God brought Israel into the wilderness under Moses to train them in His ways. Unfortunately, only a few actually learned the required lessons. Most of the people grumbled and complained because they did not agree with the manner in which God was leading them. Whenever God tested their faith, they failed. From the time they left Egypt to the time they were commanded to enter the Promised Land at Kadesh-barnea, God tested them ten times (Numbers 14:22). This covered a period of only a year and a half.
At Mount Sinai, God promised to make them His peculiar treasure (i.e., “My people”) if they would obey His commands. Yet after 40 years they still had not become His people, for He found it necessary to make a second covenant with them in the plains of Moab (Deuteronomy 29:1). This was a covenant where God Himself took an oath to make them His people (Deuteronomy 29:12, 13).
This, of course, was the promise of the New Covenant, which was to be fulfilled over a long period of time. In the interim, only the remnant of grace would carry this promise, while the vast majority was blinded. In Elijah’s day there were just 7,000 men in this remnant. In our day the ratio probably remains the same. Many are called as believers, but few are chosen overcomers.
In Solomon’s prayer to dedicate the temple, we read in 2 Chronicles 7:13, 14,
13 If I shut up the heavens so that there is no rain, or if I command the locust to devour the land, or if I send pestilence among My people, 14 and My people who are called by My name humble themselves and pray and seek My face and turn from their wicked ways, then I will hear from heaven, will forgive their sin, and will heal their land.
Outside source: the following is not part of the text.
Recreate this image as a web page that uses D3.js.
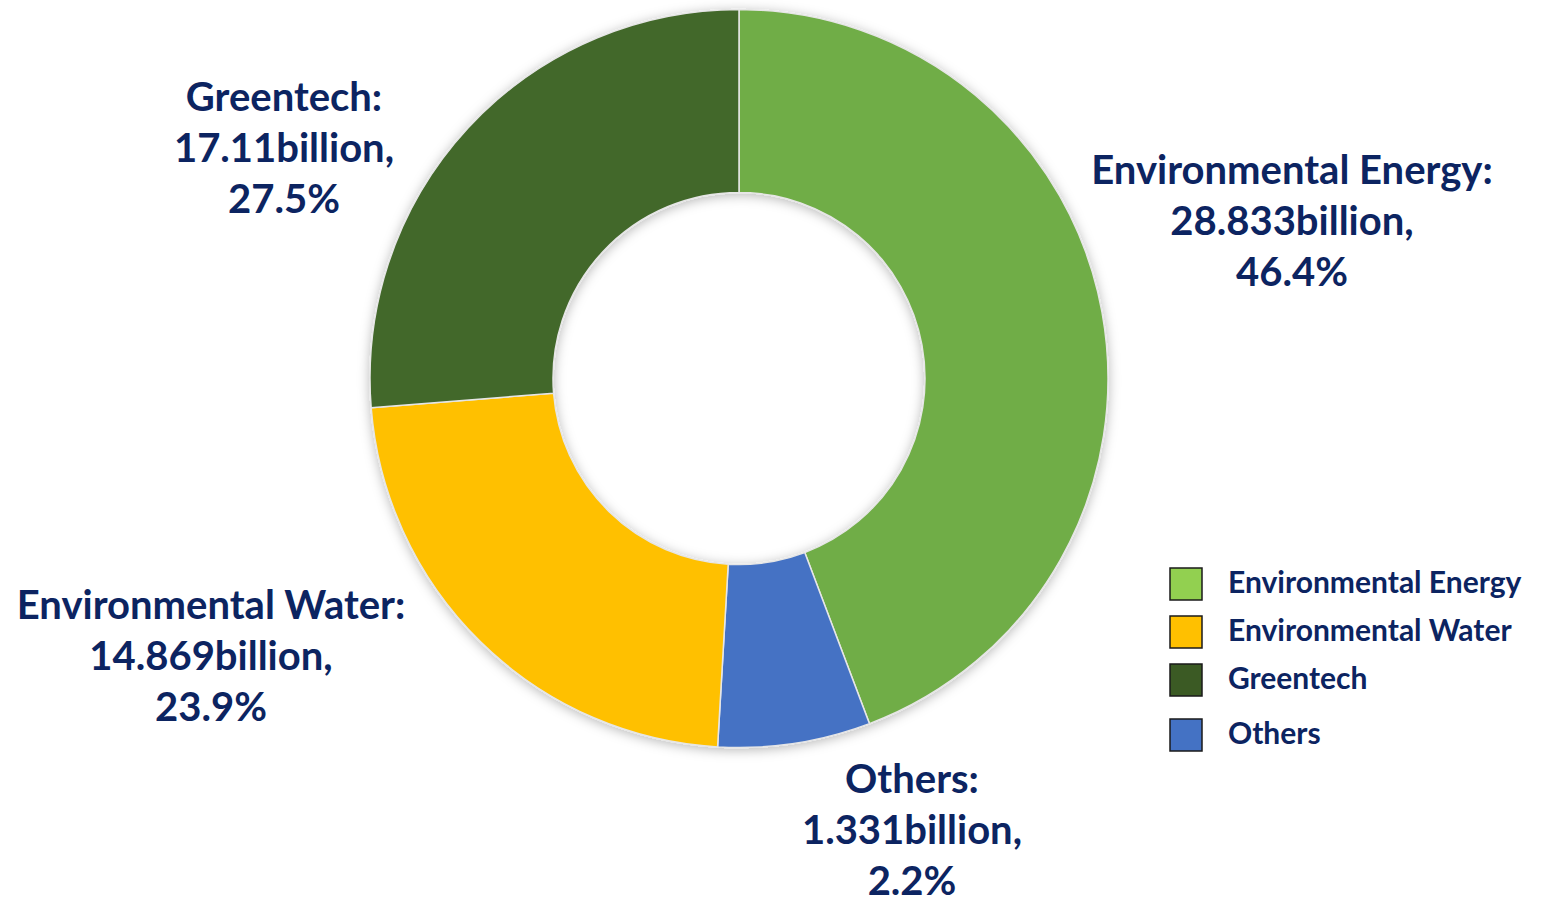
<!DOCTYPE html>
<html>
<head>
<meta charset="utf-8">
<script src="https://cdn.jsdelivr.net/npm/d3@7"></script>
<style>
  html, body { margin: 0; padding: 0; background: #fff; }
  svg { display: block; }
  text { font-family: Lato, "Open Sans", sans-serif; font-weight: 700; fill: #0c2461; }
</style>
</head>
<body>
<svg id="chart"></svg>
<script>
// slice order as drawn clockwise from 12 o'clock
const sliceNames = ["Environmental Energy", "Others", "Environmental Water", "Greentech"];
// slice sizes (billion)
const sliceValues = [28.833, 4.35, 14.869, 17.11];
const sliceColors = ["#70ad47", "#4472c4", "#ffc000", "#43682b"];

// label texts as printed on the chart
const labelAmounts = ["28.833billion,", "1.331billion,", "14.869billion,", "17.11billion,"];
const labelPercents = ["46.4%", "2.2%", "23.9%", "27.5%"];

// legend
const legendNames = ["Environmental Energy", "Environmental Water", "Greentech", "Others"];
const legendColors = ["#92d050", "#ffc000", "#3b5a24", "#4472c4"];

const width = 1546, height = 898;
const cx = 739, cy = 378.5;
const outerR = 369, innerR = 186;

// where each label block sits (centre x, first baseline)
const labelPos = {
    "Environmental Energy": [1292, 184],
    "Others": [912, 793],
    "Environmental Water": [211, 619],
    "Greentech": [284, 111]
};
const lineGap = 51;

const svg = d3.select("#chart")
    .attr("width", width)
    .attr("height", height);

const defs = svg.append("defs");
defs.append("filter")
    .attr("id", "shadow")
    .attr("x", "-20%").attr("y", "-20%")
    .attr("width", "140%").attr("height", "140%")
    .append("feDropShadow")
    .attr("dx", 0).attr("dy", 2)
    .attr("stdDeviation", 6)
    .attr("flood-color", "#000")
    .attr("flood-opacity", 0.28);

const data = sliceNames.map((name, i) => ({
    name: name,
    value: sliceValues[i],
    color: sliceColors[i],
    amount: labelAmounts[i],
    percent: labelPercents[i]
}));

const pie = d3.pie()
    .sort(null)
    .value(d => d.value);

const arc = d3.arc()
    .innerRadius(innerR)
    .outerRadius(outerR);

const ring = svg.append("g")
    .attr("transform", `translate(${cx},${cy})`)
    .attr("filter", "url(#shadow)");

ring.selectAll("path.slice")
    .data(pie(data))
    .join("path")
    .attr("class", "slice")
    .attr("d", arc)
    .attr("fill", d => d.data.color)
    .attr("stroke", "#e6e6e6")
    .attr("stroke-width", 1.5);

// Data labels
const labels = svg.append("g").attr("class", "labels");
data.forEach(d => {
    const [lx, ly] = labelPos[d.name];
    const t = labels.append("text")
        .attr("text-anchor", "middle")
        .attr("font-size", 40);
    [d.name + ":", d.amount, d.percent].forEach((line, i) => {
        t.append("tspan")
            .attr("x", lx)
            .attr("y", ly + i * lineGap)
            .text(line);
    });
});

// Legend
const legendTop = [568, 616, 664, 719];
const legend = svg.append("g").attr("class", "legend");
const rows = legend.selectAll("g")
    .data(legendNames)
    .join("g")
    .attr("transform", (d, i) => `translate(1170,${legendTop[i]})`);

rows.append("rect")
    .attr("width", 32)
    .attr("height", 32)
    .attr("fill", (d, i) => legendColors[i])
    .attr("stroke", "#1a1a1a")
    .attr("stroke-width", 1.5);

rows.append("text")
    .attr("x", 58)
    .attr("y", 25)
    .attr("font-size", 30)
    .text(d => d);
</script>
</body>
</html>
Solomon was not appealing to the wicked to repent but to “My people who are called by My name.” This is an appeal to the remnant of grace. When the heavens were shut up in the days of Elijah, it was the remnant of grace that was called to repent and to change the situation. It would seem that they did not think to do so until the drought had ravaged the land for three years. But when they sought the face of God, Elijah was sent back to confront King Ahab.
We today have a different kind of drought and famine. Amos 8:11, 12 prophesies,
11 “Behold, days are coming,” declares the Lord God, “when I will send a famine on the land, not a famine for bread or a thirst for water, but rather for hearing the words of the Lord. 12 People will stagger from sea to sea and from the north even to the east; they will go to and fro to seek the word of the Lord, but they will not find it.”
This is a different sort of famine, where the Bible is the best-selling book in America, yet the church is blind to many of its revelations. The church as a whole has cast aside the law of God, not realizing that they are rejecting the word of God and disagreeing with His nature. Their ignorance of the law blinds them to the nature of sin and prevents them from repentance. Such people lack the authority and standing in the divine court to fulfill Solomon’s prayer. The solution is for “My people” to repent on behalf of the nation and the church itself.
This is about to change. I believe that repentance by God’s people will soon reach a crescendo in the divine court that will cause God to end the famine of the word. This will break the power of Mystery Babylon, and God will send forth His Holy Spirit in a fresh outpouring of the Spirit. The Spirit will be comparable to the original Pentecost at Mount Sinai, which was a revelation of the word of God—the law, the prophets, and the New Testament writings.
We see, then, the importance of repentance and also the role that the overcoming remnant of grace must play in the solution to the famine of the word.